Brown rats are found throughout the world, on its continents and islands, affecting human health and biodiversity, but where did they originally come from? Researchers this month sought to answer that question when they released a global phylogeography (genetic map) of brown rats from cities and islands around the world, published in the Proceedings of the Royal Society B, and in the new documentary Rats. Just like Polynesian rats don’t come from Polynesia, and black rats are not always black (but they do come on ships), brown rats, otherwise known as Norway rats, don’t come from Norway, although they are usually brown, except in the laboratory or pet store. In fact, the brown rat originated in northern China and Mongolia.

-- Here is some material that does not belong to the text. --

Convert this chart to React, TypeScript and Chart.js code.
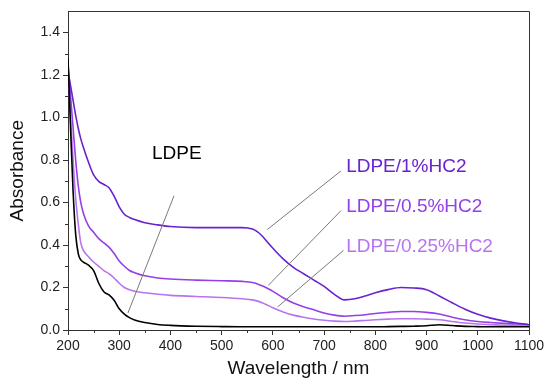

Using cutting-edge molecular biology tools – single nucleotide polymorphisms (SNPs) – the team of researchers led from New York found that the rats spread in multiple waves out of Asia. One wave spread east through the Aleutian Islands to western North America (brown colours on the map), while another spread west to Europe as early as the 1500s (blue colours on the map). From Europe, the rats became sea-faring and reached the east coast of America, Africa and Australasia rapidly. In New Zealand the rats showed two pedigrees, the southern one still from Europe but more admixed with China (broown and blue colours), potentially from origins with the fur seal trade, also found for house mice in the same region.
Particularly interesting was the result that in cities, brown rats appear to resist genetic immigration. In this regard cities appear to behave like islands, and once one rat lineage has established, it establishes a priority effect, or incumbent advantage, which prevents new arrivals establishing. As well as the implications this has for eradications of rats from islands, it may also have impacts on human health, by preventing new rats transporting new diseases from establishing in local populations.